A rusga se dá porque o PDT fechou questão, meses antes da votação no primeiro turno do plenário da Câmara, sobre votar de forma contrária às mudanças na aposentadoria. Tabata foi impulsionada pelo movimento organizado por empresários RenovaBR. Ela é a única ligada ao grupo que está no PDT, partido de centro-esquerda com raízes no trabalhismo de Getulio Vargas e Leonel Brizola. Oito outros líderes, entre deputados federais e estaduais, ligados ao RenovaBR estão no Novo, partido de viés liberal, execrado pela esquerda.
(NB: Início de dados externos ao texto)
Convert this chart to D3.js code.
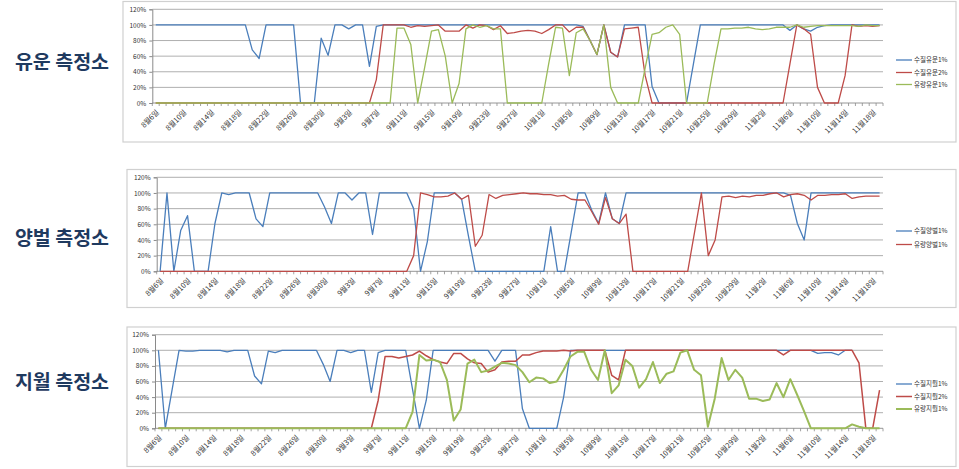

Antes da campanha, o grupo de empresários, liderado por Eduardo Mufarej, ex-presidente da Somos Educação, pagava aos candidatos uma bolsa de estudos que poderia chegar a 10 mil reais mensais. Segundo a organização, ela recebeu entre janeiro e junho de 2018. Ciro Gomes afirma, agora, que deputados que receberam recursos privados devem deixar o partido. De acordo com o Radar, o presidente do PDT, Carlos Lupi, vai pressionar a deputada até que ela saia do partido.
A legenda não quer expulsá-la para não perder a cadeira na Câmara, uma vez que ela, caso saia por conta própria, perderia o mandato pela lei da fidelidade partidária. Em sua coluna, que mantém no jornal Folha de S. Paulo, Tabata explicou seu voto favorável à nova Previdência. E em seu último texto, publicado no dia 14, ela enfrenta os detratores com pouca sutileza. “Sabemos que a extrema esquerda não admite flexibilidade alguma de posicionamento, pois está enclausurada em suas amarras.” As amarras não enclausuram somente a extrema esquerda, mas toda uma política viciada, toscamente chamada de “velha política” — a mesma contra a qual Tabata ganhou projeção e se elegeu.